# Bandsaw blade cleaning?



## gasmansteve (9 Jun 2008)

Hi folks
Not sure if this is the place to ask this but my bandsaw seems to be struggling a bit now and I`m not sure if its the blade going blunt or the muck built up on it?. I have been doing a fair bit of end grain cutting so its probably blunt but how do I clean the blade please?

Cheers and thanks
Steve


----------



## Paul.J (9 Jun 2008)

Steve.You can buy a cleaner to remove the resin etc from the blade,soaked in a tub,but i just use an old 6" ruler to scrape it off it comes off pretty easy.
I just hold the ruler flat on the bed against the side of the blade keeping it away from the teeth and turn the wheeel of the blade by hand.
Make sure it is switched off


----------



## Anonymous (9 Jun 2008)

If it's struggling that much Steve it's prob best to put a new blade on.

You could always try a piece of scrap (a piece of 75mm square about 600mm long) set it it to cut a 13mm slice and see how much the blade wanders... too much wander and it's prob not worth trying to redeem it (takes more time than it's worth :wink: )


----------



## CHJ (9 Jun 2008)

Likewise to Paul, only I do it with an old chisel, a dose of WD40 softens up most gunge from cutting green wood and does not seem to have any adverse effects on the wheel tyres.

A stiff brass or fibreglass brush does a good job of cleaning teeth gullets after a spray if you hold it against the blade whilst turning it in reverse.


----------



## TEP (10 Jun 2008)

Cleaning blades I use a piece of aluminium as a scraper, and I re-sharpen my blades 4 to 5 times.  (I know, tight git!) This is when I am using a 3 or 4 tpi skip tooth form for rough cutting wet timber. 

Any finer blades I have never attempted to re-sharpen although I don't use many of them. :lol: Got the sharpening tip from 'Make money from woodturning. by Ann & Bob Phillips' tried it out and it works fine on the heavier blades.

In my experience the rough running is often caused by wet wood pulp and resins congealing on the rubber tyres of the wheels. Apart from making the wheel circumference a bit bigger, it also makes it bumpy. When this happens you find the blade will move forward in the guides as the tension increases, and fall back as it decreases. The worse the muck gets the worse the rough running.

I've fitted a couple of extra brushes inside my saw, but they don't seem to help much when sawing wet timber, especially cutting with the grain.


----------



## beejay (10 Jun 2008)

Hi Steve, 
I use hot water and baking powder. Fold the blade up and get to work in the kitchen sink with a stiff brush, I use an old toothbrush, and the residue build up soon comes off. 
Dry immediately afterwards cause they can rust pretty quickly. 
To help the bandsaw run smoothly I check the tyres regularly on the bandsaw for build up and clean them with 100 git paper or an old brass wire brush, whichever I can find first. 
I also release the tension on the blade after each session and clean out both blade guides/bearings/guides. its worth checking for wear or grooves on the rear bearings as the blade can chew them up after a while.
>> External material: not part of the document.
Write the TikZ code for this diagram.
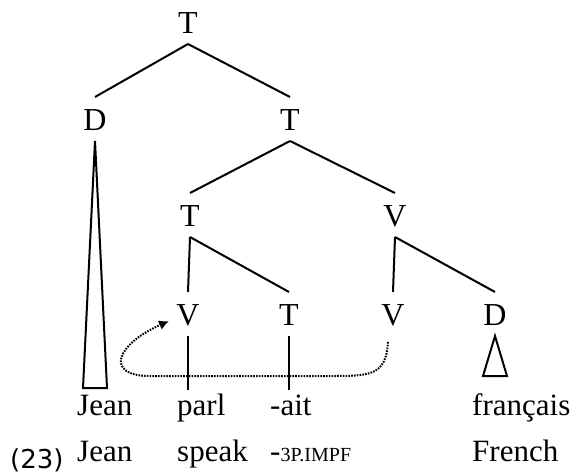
\documentclass[tikz,border=0pt]{standalone}
\usepackage{fontspec}
\setmainfont{Liberation Serif}
\newfontfamily\numfont{DejaVu Sans}
\usetikzlibrary{arrows.meta}
\begin{document}
\begin{tikzpicture}[x=1pt,y=-1pt,
  cat/.style={inner sep=0pt, outer sep=11pt, text height=22pt, text depth=0pt,
    anchor=base, font=\fontsize{32}{32}\selectfont},
  word/.style={inner sep=0pt, anchor=base west, font=\fontsize{31}{31}\selectfont},
  branch/.style={line width=2pt},
  move/.style={line width=2pt, dash pattern=on 1.6pt off 1.2pt,
    -{Latex[length=10pt,width=10pt]}}]
\useasboundingbox (0,0) rectangle (581,474);

% category labels
\node[cat] (T0) at (188,33) {T};
\node[cat] (D1) at (95,130) {D};
\node[cat] (T1) at (290,130) {T};
\node[cat] (T2) at (190,226) {T};
\node[cat] (V2) at (395,226) {V};
\node[cat] (V3) at (188,325) {V};
\node[cat] (T3) at (289,325) {T};
\node[cat] (Vt) at (393,325) {V};
\node[cat] (D3) at (495,325) {D};

% branches
\draw[branch] (T0.south) -- (D1.north);
\draw[branch] (T0.south) -- (T1.north);
\draw[branch] (T1.south) -- (T2.north);
\draw[branch] (T1.south) -- (V2.north);
\draw[branch] (T2.south) -- (V3.north);
\draw[branch] (T2.south) -- (T3.north);
\draw[branch] (V2.south) -- (Vt.north);
\draw[branch] (V2.south) -- (D3.north);

% unanalysed constituents
\draw[branch, line join=miter] (D1.south) -- ++(-12,247) -- ++(24,0) -- cycle;
\draw[branch, line join=miter] (D3.south) -- ++(-12,40) -- ++(24,0) -- cycle;
\draw[branch] (V3.south) -- ++(0,54);
\draw[branch] (T3.south) -- ++(0,54);

% head movement of the verb
\coordinate (mvS) at (388,342);
\coordinate (mvE) at (169,321);
\draw[move] (mvS) .. controls (386,376) and (370,376) .. (330,376)
  -- (150,376) .. controls (105,376) and (115,345) .. (mvE);

% words and glosses
\node[word] (w1) at (77,415) {Jean};
\node[word] (w2) at (177,415) {parl};
\node[word] (w3) at (270,415) {-ait};
\node[word] (w4) at (472,415) {français};
\node[word] (g1) at (77,461) {Jean};
\node[word] (g2) at (177,461) {speak};
\node[word] (g3) at (270,461) {-{\fontsize{20}{20}\selectfont 3P.IMPF}};
\node[word] (g4) at (472,461) {French};
\node[inner sep=0pt, anchor=base west, font=\numfont\fontsize{26}{26}\selectfont] (ex) at (10,468) {(23)};
\end{tikzpicture}
\end{document}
Also check that all bearings in the guides are running freely 


regards, beejay


----------



## duncanh (10 Jun 2008)

After cutting up come wet laburnum my blade started to struggle. I took it off, put it in a tub, sprayed it with oven cleaner and left it. I couldn't believe how much junk had come off within an hour. Put the blade back on and it was almost as good as new.

Duncan


----------



## Paul.J (10 Jun 2008)

*Duncanh wrote*


> sprayed it with oven cleaner and left it.


Have your blades been ok Duncan doing it this way.
I thought i read somewhere that the oven cleaner weakens the weld joint,or am i thinking of something else :? 
If not i will give it a go meself


----------



## duncanh (11 Jun 2008)

I've only tried it twice and the blades have been used since then. I can't say for sure that they aren't weaker. The one I used yesterday wasn't as effective as last time so maybe I used something slightly different last time - possibly one of those foaming cleaners for removing hardened residue on pans etc.


----------



## Stu in Tokyo (17 Jun 2008)

When you are cutting a lot of wet timber, like bowl blanks, it really helps your blades to spray them with PAM the non-stick cooking spray stuff (Dunno if they sell it over there?) 

This stuff........







Spray it on the blade, while running, both sides, it makes the blade cut easier, and when the blade does get all gummed up, the rubbish comes off easier too.

Cheers!


----------



## Jonzjob (22 Jul 2019)

I use 3in1 silicon spray on my bandsaw and hand saws. It seems to stop build up on the blades and makes the hand saw a lot easier to push through the wood too.


----------



## Duncan A (23 Jul 2019)

Oven cleaner can affect the brazing on TCT circular saw blades but I'd be surprised if it affects the weld on a bandsaw blade.
I'm happy to be corrected by someone who knows better!
Duncan


----------